Anecdotally, I’m hearing of more sales, especially in the upper brackets, that are derailing because of appraisal issues.
In a typical deal, the appraisal occurs several steps along. Before you even get to that point, the Purchase Agreement has to be negotiated, and any Inspection issues surmounted. By then, both the Buyer and Seller (and their agents) have been in regular contact for days, sometimes weeks.
Once the Inspection Contingency has been removed, the focus turns to the Buyer’s financing, which in turn hinges on a successful appraisal.
In a rising market, that’s seldom an issue.
However, in a falling or flat market, appraisers take their marching orders from defensive lenders who have become much more conservative. As a result, there can be a gap between what appraisers see, and what Buyers and Sellers agree is fair market value.

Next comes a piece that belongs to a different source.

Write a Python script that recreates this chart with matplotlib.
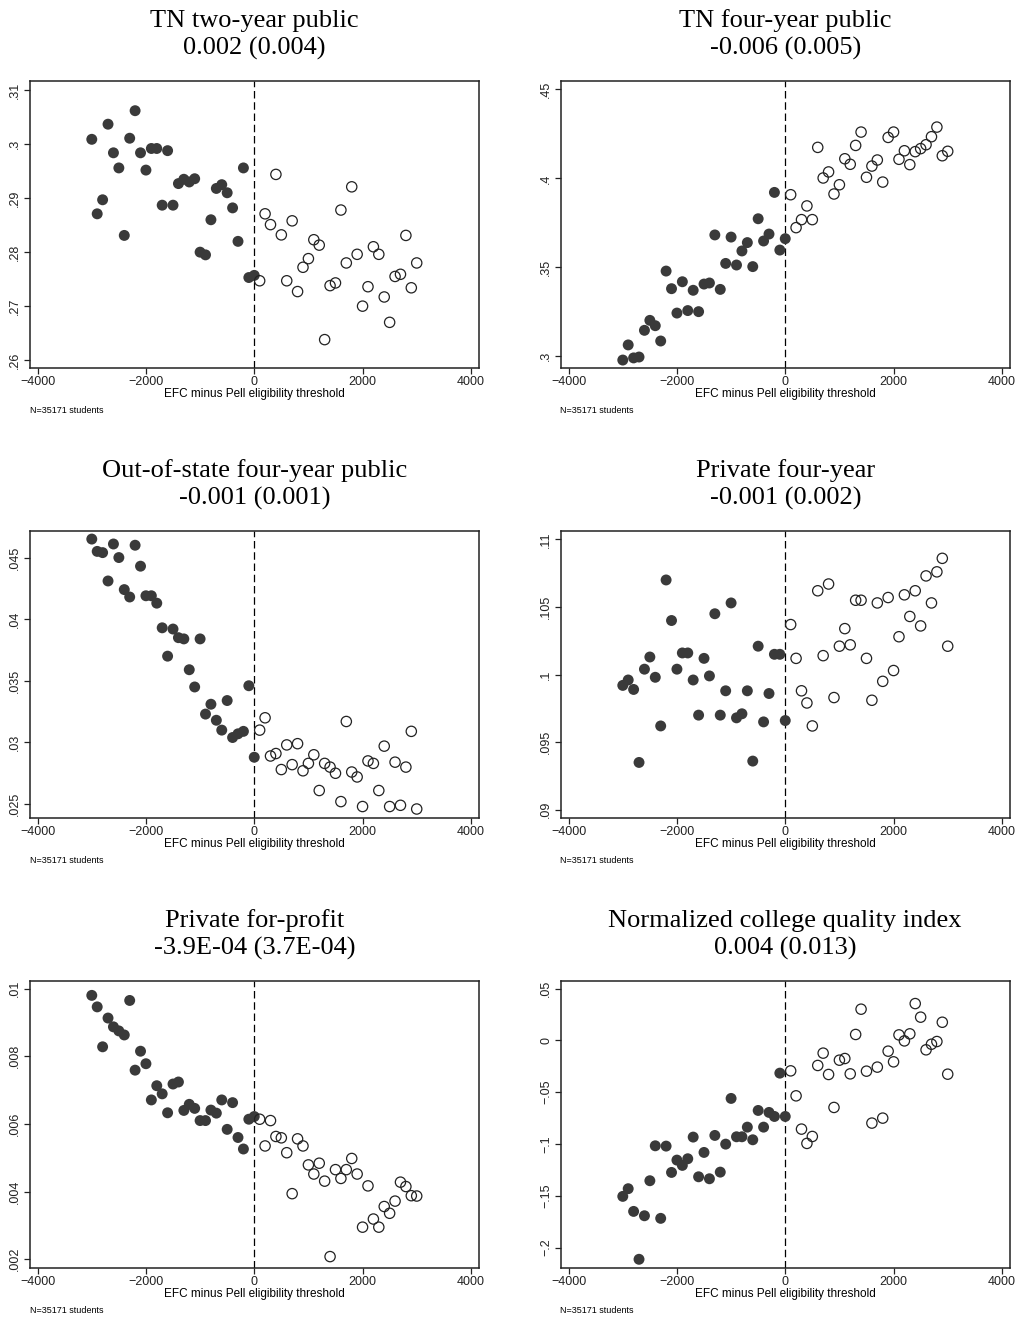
import matplotlib
matplotlib.use("Agg")
import matplotlib.pyplot as plt
from matplotlib.ticker import FuncFormatter

# EFC bins (below / above the Pell threshold)
efc_below = [-3000, -2900, -2800, -2700, -2600, -2500, -2400, -2300, -2200, -2100,
             -2000, -1900, -1800, -1700, -1600, -1500, -1400, -1300, -1200, -1100,
             -1000, -900, -800, -700, -600, -500, -400, -300, -200, -100, 0]
efc_above = [100, 200, 300, 400, 500, 600, 700, 800, 900, 1000,
             1100, 1200, 1300, 1400, 1500, 1600, 1700, 1800, 1900, 2000,
             2100, 2200, 2300, 2400, 2500, 2600, 2700, 2800, 2900, 3000]

# TN two-year public
tn2_below = [0.3009, 0.2871, 0.2897, 0.3037, 0.2984, 0.2956, 0.2831, 0.3011, 0.3062, 0.2984,
             0.2952, 0.2992, 0.2992, 0.2887, 0.2988, 0.2887, 0.2927, 0.2935, 0.2930, 0.2936,
             0.2800, 0.2795, 0.2860, 0.2918, 0.2925, 0.2910, 0.2882, 0.2820, 0.2956, 0.2753, 0.2757]
tn2_above = [0.2747, 0.2871, 0.2851, 0.2944, 0.2832, 0.2747, 0.2858, 0.2727, 0.2772, 0.2788,
             0.2823, 0.2813, 0.2638, 0.2738, 0.2743, 0.2878, 0.2780, 0.2921, 0.2796, 0.2700,
             0.2736, 0.2810, 0.2796, 0.2717, 0.2670, 0.2755, 0.2759, 0.2831, 0.2734, 0.2780]

# TN four-year public
tn4_below = [0.2979, 0.3064, 0.2991, 0.2996, 0.3146, 0.3202, 0.3172, 0.3086, 0.3479, 0.3380,
             0.3243, 0.3419, 0.3257, 0.3371, 0.3251, 0.3406, 0.3412, 0.3682, 0.3376, 0.3522,
             0.3670, 0.3513, 0.3592, 0.3639, 0.3504, 0.3773, 0.3648, 0.3687, 0.3921, 0.3597, 0.3661]
tn4_above = [0.3908, 0.3723, 0.3768, 0.3845, 0.3768, 0.4174, 0.4002, 0.4036, 0.3912, 0.3964,
             0.4110, 0.4079, 0.4185, 0.4260, 0.4006, 0.4069, 0.4103, 0.3979, 0.4230, 0.4260,
             0.4107, 0.4155, 0.4077, 0.4150, 0.4167, 0.4189, 0.4234, 0.4288, 0.4127, 0.4152]

# Out-of-state four-year public
oos_below = [0.0465, 0.0455, 0.0454, 0.0431, 0.0461, 0.0450, 0.0424, 0.0418, 0.0460, 0.0443,
             0.0419, 0.0419, 0.0413, 0.0393, 0.0370, 0.0392, 0.0385, 0.0384, 0.0359, 0.0345,
             0.0384, 0.0323, 0.0331, 0.0318, 0.0310, 0.0334, 0.0304, 0.0307, 0.0309, 0.0346, 0.0288]
oos_above = [0.0310, 0.0320, 0.0289, 0.0291, 0.0278, 0.0298, 0.0282, 0.0299, 0.0277, 0.0283,
             0.0290, 0.0261, 0.0283, 0.0280, 0.0275, 0.0252, 0.0317, 0.0276, 0.0272, 0.0248,
             0.0285, 0.0283, 0.0261, 0.0297, 0.0248, 0.0284, 0.0249, 0.0280, 0.0309, 0.0246]

# Private four-year
priv_below = [0.0992, 0.0996, 0.0989, 0.0935, 0.1004, 0.1013, 0.0998, 0.0962, 0.1070, 0.1040,
              0.1004, 0.1016, 0.1016, 0.0996, 0.0970, 0.1012, 0.0999, 0.1045, 0.0970, 0.0988,
              0.1053, 0.0968, 0.0971, 0.0988, 0.0936, 0.1021, 0.0965, 0.0986, 0.1015, 0.1015, 0.0966]
priv_above = [0.1037, 0.1012, 0.0988, 0.0979, 0.0962, 0.1062, 0.1014, 0.1067, 0.0983, 0.1021,
              0.1034, 0.1022, 0.1055, 0.1055, 0.1012, 0.0981, 0.1053, 0.0995, 0.1057, 0.1003,
              0.1028, 0.1059, 0.1043, 0.1062, 0.1036, 0.1073, 0.1053, 0.1076, 0.1086, 0.1021]

# Private for-profit
fp_below = [0.00980, 0.00946, 0.00828, 0.00913, 0.00887, 0.00875, 0.00863, 0.00965, 0.00759, 0.00815,
            0.00778, 0.00671, 0.00713, 0.00689, 0.00633, 0.00718, 0.00724, 0.00640, 0.00658, 0.00646,
            0.00610, 0.00610, 0.00641, 0.00632, 0.00671, 0.00584, 0.00663, 0.00560, 0.00526, 0.00614, 0.00622]
fp_above = [0.00614, 0.00535, 0.00610, 0.00563, 0.00559, 0.00515, 0.00394, 0.00556, 0.00535, 0.00479,
            0.00452, 0.00484, 0.00431, 0.00208, 0.00465, 0.00439, 0.00465, 0.00498, 0.00452, 0.00295,
            0.00417, 0.00319, 0.00295, 0.00356, 0.00336, 0.00372, 0.00428, 0.00415, 0.00388, 0.00387]

# Normalized college quality index
qual_below = [-0.1505, -0.1431, -0.1650, -0.2112, -0.1692, -0.1354, -0.1017, -0.1717, -0.1020, -0.1274,
              -0.1155, -0.1206, -0.1142, -0.0933, -0.1316, -0.1081, -0.1335, -0.0917, -0.1271, -0.1001,
              -0.0560, -0.0930, -0.0930, -0.0837, -0.0959, -0.0676, -0.0837, -0.0695, -0.0734, -0.0316, -0.0734]
qual_above = [-0.0294, -0.0535, -0.0856, -0.0994, -0.0927, -0.0242, -0.0123, -0.0329, -0.0647, -0.0191,
              -0.0175, -0.0323, 0.0057, 0.0301, -0.0297, -0.0798, -0.0258, -0.0750, -0.0104, -0.0207,
              0.0053, -0.0005, 0.0063, 0.0355, 0.0224, -0.0091, -0.0037, -0.0011, 0.0175, -0.0326]

titles = ["TN two-year public\n0.002 (0.004)",
          "TN four-year public\n-0.006 (0.005)",
          "Out-of-state four-year public\n-0.001 (0.001)",
          "Private four-year\n-0.001 (0.002)",
          "Private for-profit\n-3.9E-04 (3.7E-04)",
          "Normalized college quality index\n0.004 (0.013)"]

y_ticks = [[0.26, 0.27, 0.28, 0.29, 0.30, 0.31],
           [0.30, 0.35, 0.40, 0.45],
           [0.025, 0.030, 0.035, 0.040, 0.045],
           [0.090, 0.095, 0.100, 0.105, 0.110],
           [0.002, 0.004, 0.006, 0.008, 0.010],
           [-0.20, -0.15, -0.10, -0.05, 0.0, 0.05]]

y_lims = [(0.2586, 0.3117), (0.2936, 0.4547), (0.02387, 0.04713),
          (0.08939, 0.1106), (0.001743, 0.010216), (-0.2196, 0.0570)]

series = [(tn2_below, tn2_above), (tn4_below, tn4_above), (oos_below, oos_above),
          (priv_below, priv_above), (fp_below, fp_above), (qual_below, qual_above)]

plt.rcParams['font.family'] = ['Liberation Sans', 'DejaVu Sans']


def stata_fmt(v, pos):
    # Stata style: drop the leading zero (.05, -.1)
    s = "%g" % round(v, 6)
    if s.startswith("0.") and len(s) > 2:
        s = s[1:]
    elif s.startswith("-0."):
        s = "-" + s[2:]
    return s.replace("-", "\u2212")


fig = plt.figure(figsize=(10.21, 13.19), dpi=100)

col_left = [29.5 / 1021, 560.5 / 1021]
row_bottom = [1 - 367.7 / 1319, 1 - 818 / 1319, 1 - 1268 / 1319]
ax_w = 449.5 / 1021
ax_h = 286.7 / 1319

for i in range(6):
    r, c = divmod(i, 2)
    ax = fig.add_axes([col_left[c], row_bottom[r], ax_w, ax_h])
    below, above = series[i]

    ax.axvline(0, color='black', lw=0.9, ls=(0, (6, 3)), zorder=1)
    ax.scatter(efc_below, below, s=62, color='#3a3a3a', edgecolors='none', zorder=3)
    ax.scatter(efc_above, above, s=55, facecolors='none', edgecolors='#222222',
               linewidths=0.9, zorder=3)

    ax.set_xlim(-4150, 4150)
    ax.set_ylim(*y_lims[i])
    ax.set_xticks([-4000, -2000, 0, 2000, 4000])
    ax.set_yticks(y_ticks[i])
    ax.yaxis.set_major_formatter(FuncFormatter(stata_fmt))
    for lab in ax.get_yticklabels():
        lab.set_rotation(90)
        lab.set_va('center')
    ax.tick_params(axis='both', labelsize=9, length=4, width=0.9, pad=2, colors='#222222')
    for sp in ax.spines.values():
        sp.set_linewidth(1.1)
        sp.set_color('#222222')

    ax.set_xlabel("EFC minus Pell eligibility threshold", fontsize=8.5, labelpad=0)
    ax.set_title(titles[i], fontsize=19, family='Liberation Serif', linespacing=1.3, pad=19)
    ax.text(0.0, -0.148, "N=35171 students", transform=ax.transAxes, fontsize=6.5,
            ha='left', va='center')

fig.savefig("out.png", dpi=100)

Most Financing Contingencies provide that if the Buyer can’t get their financing within a specified time period, the deal is automatically cancelled.
So if the Buyer wants out, they can typically get out.
If instead the Buyer and Seller are still committed to the deal, the Buyer can put up more money to cover the appraisal shortfall; the Seller can reduce the price; or both parties can try to challenge the appraisal.